[Records contained in a dataset]

■ ■ ■

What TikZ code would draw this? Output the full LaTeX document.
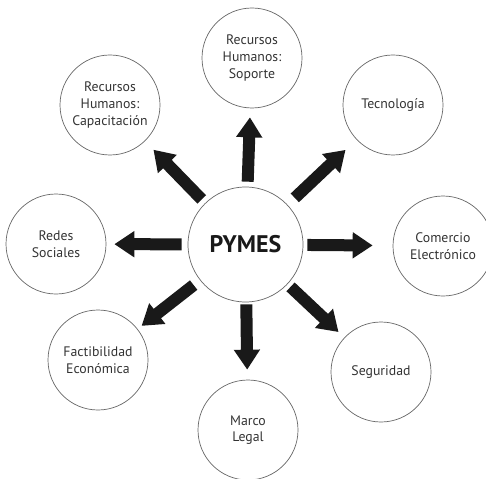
\documentclass[tikz,border=0pt]{standalone}
\usepackage{fontspec}
\setmainfont{PT Sans}
\usetikzlibrary{arrows.meta}

\begin{document}
\begin{tikzpicture}[
    x=1pt, y=-1pt,
    tema/.style={
      circle,
      draw=black!60,
      line width=0.7pt,
      minimum size=100pt,
      inner sep=1pt,
      align=center,
      text=black!80,
      font=\fontsize{13.8}{16.6}\selectfont
    },
    centro/.style={
      circle,
      draw=black!60,
      line width=0.7pt,
      minimum size=115pt,
      text=black!90,
      font=\fontsize{24}{26}\selectfont\bfseries
    },
    flecha/.style={
      draw=black!90,
      line width=12pt,
      -{Triangle[length=20pt,width=25pt]},
      shorten <=5pt,
      shorten >=9pt
    },
  ]

  \useasboundingbox (0,0) rectangle (486,478);

  %%%%%%%%%%%%%%%%%%%%%%%%%%%%%%%%%%%%%%%%%%%%%%
  %%%%%%%%%%%%%%%% ACTUAL NODES %%%%%%%%%%%%%%%%%%%
  %%%%%%%%%%%%%%%%%%%%%%%%%%%%%%%%%%%%%%%%%%%%%%
    \node[centro] (pymes) at (245.5,244.5) {PYMES};

    \node[tema] (soporte) at (252,58) {Recursos\\Humanos:\\Soporte};
    \node[tema] (capacitacion) at (110,105) {Recursos\\Humanos:\\Capacitación};
    \node[tema] (tecnologia) at (393,105) {Tecnología};
    \node[tema] (comercio) at (443,246) {Comercio\\Electrónico};
    \node[tema] (redes) at (56,244) {Redes\\Sociales};
    \node[tema] (factibilidad) at (98,360) {Factibilidad\\Económica};
    \node[tema] (marco) at (248,430) {Marco\\Legal};
    \node[tema] (seguridad) at (381,372) {Seguridad};

  %%%%%%%%%%%%%%%%%%%%%%%%%%%%%%%%%%%%%%%%%%%%%%
  %%%%%%%%%%%%%%%%%% PATHS %%%%%%%%%%%%%%%%%%%%%%%
  %%%%%%%%%%%%%%%%%%%%%%%%%%%%%%%%%%%%%%%%%%%%%%
    \path[flecha] (pymes) -- (soporte);
    \path[flecha, shorten >=12pt] (pymes) -- (capacitacion);
    \path[flecha, shorten <=10pt, shorten >=15pt] (pymes) -- (tecnologia);
    \path[flecha, shorten <=4pt, shorten >=20pt] (pymes) -- (comercio);
    \path[flecha, shorten <=6pt, shorten >=8pt] (pymes) -- (redes);
    \path[flecha, shorten <=8pt, shorten >=5pt] (pymes) -- (factibilidad);
    \path[flecha, shorten <=2pt, shorten >=10pt] (pymes) -- (marco);
    \path[flecha, shorten <=4pt, shorten >=8pt] (pymes) -- (seguridad);

\end{tikzpicture}
\end{document}
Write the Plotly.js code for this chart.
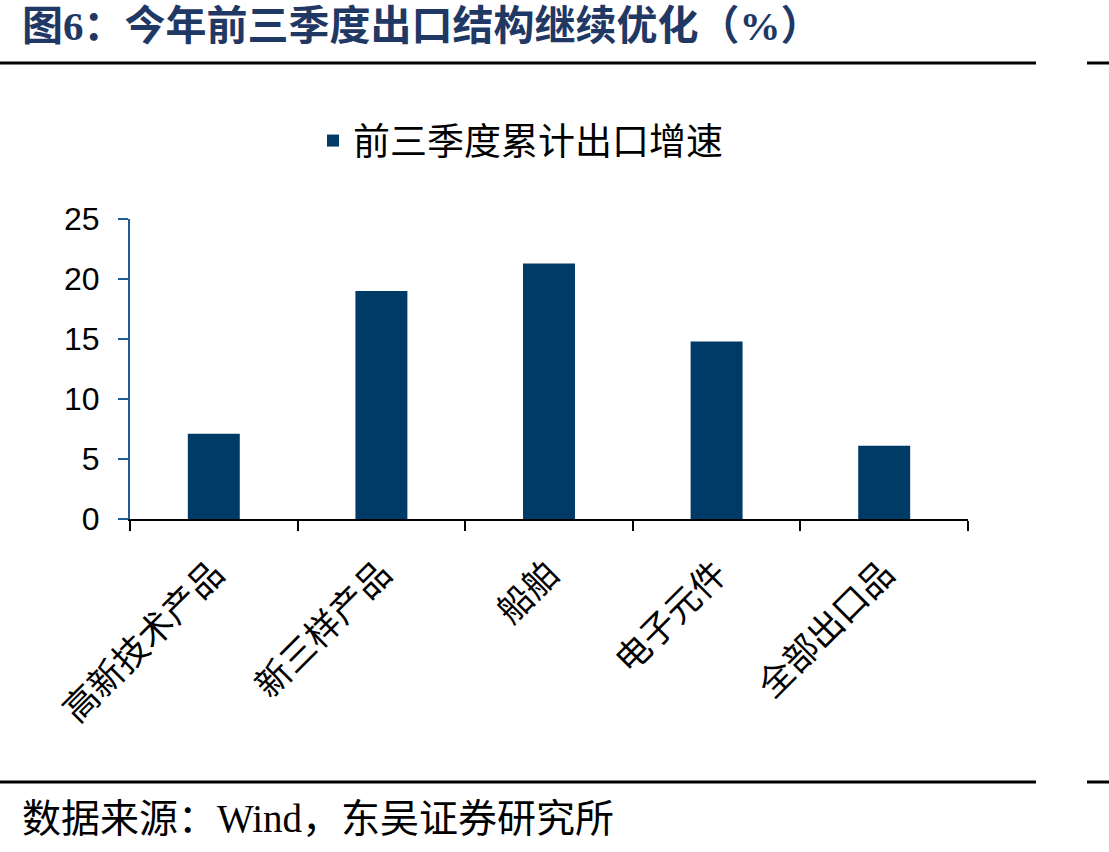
<!DOCTYPE html>
<html>
<head>
<meta charset="utf-8">
<script src="https://cdn.plot.ly/plotly-3.0.1.min.js"></script>
<style>
  html, body { margin: 0; padding: 0; background: #fff; }
  #chart { width: 1109px; height: 852px; }
</style>
</head>
<body>
<div id="chart"></div>
<script>
// 前三季度累计出口增速 (%)
const categories = ['高新技术产品', '新三样产品', '船舶', '电子元件', '全部出口品'];
const exportGrowth = [7.1, 19.0, 21.3, 14.8, 6.1];
const seriesName = '前三季度累计出口增速';
const yTicks = [0, 5, 10, 15, 20, 25];

const titleText = '图6：今年前三季度出口结构继续优化（%）';
const sourceText = '数据来源：Wind，东吴证券研究所';

const CJK = '"Noto Sans CJK SC", sans-serif';
const NAVY = '#003a66';

// plot area in pixels: x 130..968, y 219..519
const W = 1109, H = 852;
const L = 130, R = 968, T = 219, B = 519;
const px = x => (x - L) / (R - L);
const py = y => (B - y) / (B - T);

const traces = [
  {
    type: 'bar',
    x: categories,
    y: exportGrowth,
    name: seriesName,
    marker: { color: NAVY, line: { width: 0 } },
    hoverinfo: 'x+y',
  },
];

const layout = {
  width: W,
  height: H,
  paper_bgcolor: '#fff',
  plot_bgcolor: '#fff',
  margin: { l: L, r: W - R, t: T, b: H - B },
  bargap: 0.69,
  showlegend: true,
  font: { family: CJK, color: '#000', size: 30 },
  legend: {
    orientation: 'h',
    x: px(313), xanchor: 'left',
    y: py(141), yanchor: 'middle',
    font: { family: CJK, size: 37, color: '#000' },
    bgcolor: 'rgba(0,0,0,0)',
  },
  xaxis: {
    type: 'category',
    showline: true,
    linecolor: '#000',
    linewidth: 2,
    ticks: 'outside',
    tickson: 'boundaries',
    ticklen: 10,
    tickwidth: 2,
    tickcolor: '#000',
    tickangle: -45,
    ticklabelstandoff: 18,
    tickfont: { family: CJK, size: 35, color: '#000' },
    showgrid: false,
    zeroline: false,
  },
  yaxis: {
    range: [0, 25],
    tickvals: yTicks,
    showline: true,
    linecolor: '#1f5c99',
    linewidth: 2,
    ticks: 'outside',
    ticklen: 10,
    tickwidth: 2,
    tickcolor: '#1f5c99',
    ticklabelstandoff: 12,
    tickfont: { family: 'Liberation Sans, Arial, sans-serif', size: 32, color: '#000' },
    showgrid: false,
    zeroline: false,
  },
  shapes: [
    { type: 'line', xref: 'paper', yref: 'paper', x0: px(0), x1: px(1036), y0: py(63), y1: py(63),
      line: { color: '#000', width: 3 } },
    { type: 'line', xref: 'paper', yref: 'paper', x0: px(1087), x1: px(1109), y0: py(63), y1: py(63),
      line: { color: '#000', width: 3 } },
    { type: 'line', xref: 'paper', yref: 'paper', x0: px(0), x1: px(1036), y0: py(782), y1: py(782),
      line: { color: '#000', width: 3 } },
    { type: 'line', xref: 'paper', yref: 'paper', x0: px(1087), x1: px(1109), y0: py(782), y1: py(782),
      line: { color: '#000', width: 3 } },
  ],
  annotations: [
    {
      xref: 'paper', yref: 'paper',
      x: px(20), y: py(26), xanchor: 'left', yanchor: 'middle',
      text: '<b>' + titleText + '</b>',
      showarrow: false,
      font: { family: '"Liberation Serif", ' + CJK, size: 41, color: '#1f3864' },
    },
    {
      xref: 'paper', yref: 'paper',
      x: px(20), y: py(818), xanchor: 'left', yanchor: 'middle',
      text: sourceText,
      showarrow: false,
      font: { family: '"Liberation Serif", ' + CJK, size: 39, color: '#000' },
    },
  ],
};

Plotly.newPlot('chart', traces, layout, { displayModeBar: false, responsive: false });
</script>
</body>
</html>
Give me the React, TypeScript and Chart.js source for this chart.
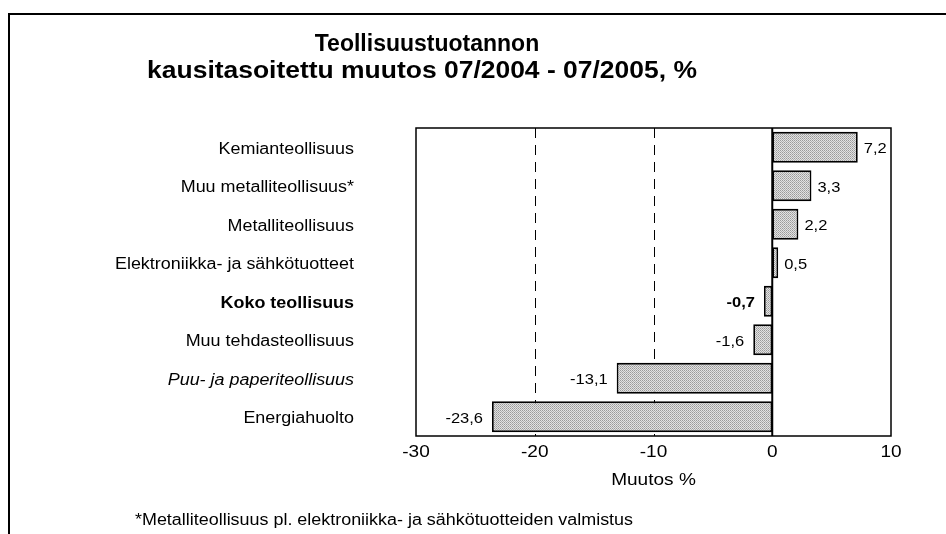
import React, { useEffect, useRef } from "react";
import { Chart, registerables } from "chart.js";

Chart.register(...registerables);

const titleLines = ["Teollisuustuotannon", "kausitasoitettu muutos 07/2004 - 07/2005, %"];
const categories = [
  "Kemianteollisuus",
  "Muu metalliteollisuus*",
  "Metalliteollisuus",
  "Elektroniikka- ja sähkötuotteet",
  "Koko teollisuus",
  "Muu tehdasteollisuus",
  "Puu- ja paperiteollisuus",
  "Energiahuolto",
];
const values = [7.2, 3.3, 2.2, 0.5, -0.7, -1.6, -13.1, -23.6];
const xMin = -30;
const xMax = 10;
const xStep = 10;
const xTitle = "Muutos %";
const footnote = "*Metalliteollisuus pl. elektroniikka- ja sähkötuotteiden valmistus";
const boldIndex = 4;
const italicIndex = 6;

const FONT = "'Liberation Sans', Arial, Helvetica, sans-serif";

function makePattern(): CanvasPattern | string {
  const c = document.createElement("canvas");
  c.width = 2;
  c.height = 2;
  const g = c.getContext("2d");
  if (!g) return "#c4c4c4";
  g.fillStyle = "#e2e2e2";
  g.fillRect(0, 0, 2, 2);
  g.fillStyle = "#9a9a9a";
  g.fillRect(0, 0, 1, 1);
  g.fillStyle = "#b0b0b0";
  g.fillRect(1, 1, 1, 1);
  const p = g.createPattern(c, "repeat");
  return p || "#c4c4c4";
}

const fmt = (v: number) => v.toFixed(1).replace(".", ",");

function drawText(
  ctx: CanvasRenderingContext2D,
  text: string,
  x: number,
  y: number,
  align: "left" | "right" | "center",
  font: string,
  sx: number
) {
  ctx.save();
  ctx.font = font;
  ctx.textAlign = "left";
  ctx.textBaseline = "middle";
  ctx.fillStyle = "#000";
  const w = ctx.measureText(text).width * sx;
  let left = x;
  if (align === "right") left = x - w;
  else if (align === "center") left = x - w / 2;
  ctx.translate(left, y);
  ctx.scale(sx, 1);
  ctx.fillText(text, 0, 0);
  ctx.restore();
}

export default function App() {
  const ref = useRef<HTMLCanvasElement | null>(null);

  useEffect(() => {
    document.body.style.margin = "0";
    const canvas = ref.current;
    if (!canvas) return;

    const decorPlugin = {
      id: "decor",
      beforeDatasetsDraw(chart: any) {
        const { ctx, chartArea, scales } = chart;
        const x = scales.x;
        ctx.save();
        ctx.strokeStyle = "#000";
        ctx.lineWidth = 1;
        ctx.setLineDash([10, 7]);
        for (let v = xMin + xStep; v < 0; v += xStep) {
          const px = Math.round(x.getPixelForValue(v)) + 0.5;
          ctx.beginPath();
          ctx.moveTo(px, chartArea.top);
          ctx.lineTo(px, chartArea.bottom);
          ctx.stroke();
        }
        ctx.restore();
      },
      afterDatasetsDraw(chart: any) {
        const { ctx, chartArea, scales } = chart;
        const x = scales.x;
        const y = scales.y;
        ctx.save();
        ctx.strokeStyle = "#000";
        ctx.lineWidth = 1.5;
        ctx.strokeRect(chartArea.left, chartArea.top, chartArea.right - chartArea.left, chartArea.bottom - chartArea.top);
        const z = x.getPixelForValue(0);
        ctx.lineWidth = 2;
        ctx.beginPath();
        ctx.moveTo(z, chartArea.top);
        ctx.lineTo(z, chartArea.bottom);
        ctx.stroke();
        ctx.restore();

        // value labels
        const meta = chart.getDatasetMeta(0);
        meta.data.forEach((bar: any, i: number) => {
          const v = values[i];
          const f = `${i === boldIndex ? "bold " : ""}15px ${FONT}`;
          if (v >= 0) drawText(ctx, fmt(v), bar.x + 6, bar.y + 2, "left", f, 1.1);
          else drawText(ctx, fmt(v), bar.x - 9, bar.y + 2, "right", f, 1.1);
        });

        // category labels
        categories.forEach((c, i) => {
          const py = y.getPixelForTick(i) + 2;
          const f = `${i === italicIndex ? "italic " : ""}${i === boldIndex ? "bold " : ""}16px ${FONT}`;
          drawText(ctx, c, chartArea.left - 62, py, "right", f, 1.12);
        });

        // x tick labels
        x.ticks.forEach((t: any) => {
          drawText(ctx, String(t.value), x.getPixelForValue(t.value), chartArea.bottom + 16, "center", `17px ${FONT}`, 1.12);
        });

        // x axis title
        drawText(ctx, xTitle, (chartArea.left + chartArea.right) / 2, 480, "center", `17px ${FONT}`, 1.12);

        // chart title
        drawText(ctx, titleLines[0], 427, 45, "center", `bold 23px ${FONT}`, 1.0);
        drawText(ctx, titleLines[1], 422, 72, "center", `bold 23px ${FONT}`, 1.15);

        // footnote
        drawText(ctx, footnote, 135, 521, "left", `16px ${FONT}`, 1.12);
      },
    };

    const chart = new Chart(canvas, {
      type: "bar",
      data: {
        labels: categories,
        datasets: [
          {
            data: values,
            backgroundColor: makePattern() as any,
            borderColor: "#000",
            borderWidth: 1.8,
            borderSkipped: false,
            barPercentage: 0.8,
            categoryPercentage: 1,
          },
        ],
      },
      options: {
        indexAxis: "y",
        animation: false,
        responsive: false,
        maintainAspectRatio: false,
        layout: { padding: { left: 0, top: 128, right: 55, bottom: 0 } },
        plugins: {
          legend: { display: false },
          title: { display: false },
          tooltip: { enabled: false },
        },
        scales: {
          x: {
            type: "linear",
            min: xMin,
            max: xMax,
            ticks: { stepSize: xStep, display: false },
            grid: { display: false, drawTicks: false },
            border: { display: false },
            afterFit: (scale: any) => {
              scale.height = 98;
            },
          },
          y: {
            type: "category",
            ticks: { display: false },
            grid: { display: false, drawTicks: false },
            border: { display: false },
            afterFit: (scale: any) => {
              scale.width = 416;
            },
          },
        },
      },
      plugins: [decorPlugin],
    });

    return () => chart.destroy();
  }, []);

  return (
    <div style={{ position: "relative", width: 946, height: 534, overflow: "hidden", background: "#fff" }}>
      <canvas ref={ref} width={946} height={534} style={{ display: "block" }} />
      <div
        style={{
          position: "absolute",
          left: 8,
          top: 13,
          width: 960,
          height: 600,
          borderTop: "2px solid #000",
          borderLeft: "2px solid #000",
          pointerEvents: "none",
        }}
      />
    </div>
  );
}
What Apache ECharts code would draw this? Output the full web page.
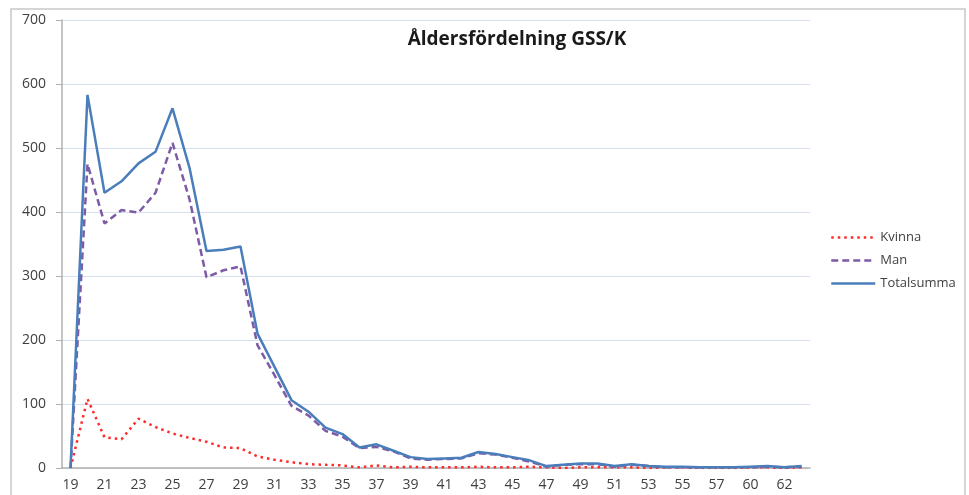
<!DOCTYPE html>
<html><head><meta charset="utf-8">
<script src="https://cdn.jsdelivr.net/npm/echarts@6/dist/echarts.min.js"></script>
<style>html,body{margin:0;padding:0;background:#fff}#c{width:969px;height:495px}</style>
</head><body><div id="c"></div>
<script>
const ages = ['19','20','21','22','23','24','25','26','27','28','29','30','31','32','33','34','35','36','37','38','39','40','41','42','43','44','45','46','47','48','49','50','51','52','53','54','55','56','57','58','60','61','62','63'];
const kvinna = [0,108,48,45,77,64,54,47,41,32,31,18,13,9,6,5,4,1,4,1,2,1,1,1,2,1,1,2,1,0,1,1,1,1,0,1,1,0,0,0,1,1,0,1];
const man = [0,475,382,403,399,430,508,420,298,309,315,192,145,97,82,58,49,31,33,26,15,13,14,15,23,21,16,10,2,5,6,6,2,5,3,1,1,1,1,1,1,2,1,2];
const total = [0,583,430,448,476,494,562,469,339,341,346,210,158,106,88,63,53,32,37,27,17,14,15,16,25,22,17,12,3,5,7,7,3,6,3,2,2,1,1,1,2,3,1,3];
const yTicks = {min:0, max:700, interval:100};

const chart = echarts.init(document.getElementById('c'));
const txt = '#404040';
const ff = '"Open Sans", "Noto Sans", sans-serif';
chart.setOption({
  animation:false,
  graphic:[{type:'rect', shape:{x:11, y:9, width:954, height:500}, style:{fill:'none', stroke:'#c8c8c8', lineWidth:1.5}, silent:true}],
  title:{text:'Åldersfördelning GSS/K', left:512, top:25, textAlign:'center',
    textStyle:{fontFamily:ff, fontWeight:'bold', fontSize:19, color:'#1a1a1a'}},
  legend:{orient:'vertical', left:825, top:226, itemWidth:44, itemHeight:14, itemGap:10,
    itemStyle:{opacity:0}, lineStyle:{width:2.5},
    textStyle:{fontFamily:ff, fontSize:13, color:txt},
    data:['Kvinna','Man','Totalsumma']},
  grid:{left:62, right:159, top:20, bottom:27},
  xAxis:{type:'category', data:ages, boundaryGap:true,
    axisLine:{lineStyle:{color:'#b0b0b0', width:1.5}},
    axisTick:{interval:0, length:5, lineStyle:{color:'#b0b0b0'}},
    axisLabel:{interval:1, margin:10, fontFamily:ff, fontSize:14, color:txt}},
  yAxis:{type:'value', min:yTicks.min, max:yTicks.max, interval:yTicks.interval,
    axisLine:{show:true, lineStyle:{color:'#b0b0b0', width:1.5}},
    axisTick:{show:true, length:6, lineStyle:{color:'#b0b0b0'}},
    splitLine:{lineStyle:{color:'#d6e0f0', width:1}},
    axisLabel:{margin:16, fontFamily:ff, fontSize:14, color:txt}},
  series:[
    {name:'Kvinna', type:'line', data:kvinna, symbol:'none', color:'#ff2a2a',
      lineStyle:{color:'#ff2a2a', width:2.5, type:[2.5,4]}},
    {name:'Man', type:'line', data:man, symbol:'none', color:'#7d5ba6',
      lineStyle:{color:'#7d5ba6', width:2.5, type:[7,4]}},
    {name:'Totalsumma', type:'line', data:total, symbol:'none', color:'#4a7ebb',
      lineStyle:{color:'#4a7ebb', width:2.5}}
  ]
});
</script></body></html>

■ ■ ■

#### [EXERCISE DIRECTIONS]
Print exactly the lines from the line containing "Give me the" through the line containing "Chart.register(...registerables);", and omit any picture found among them.

#### [REPLY]
Give me the React, TypeScript and Chart.js source for this chart.
import React, { useEffect, useRef } from "react";
import { Chart, registerables } from "chart.js";

Chart.register(...registerables);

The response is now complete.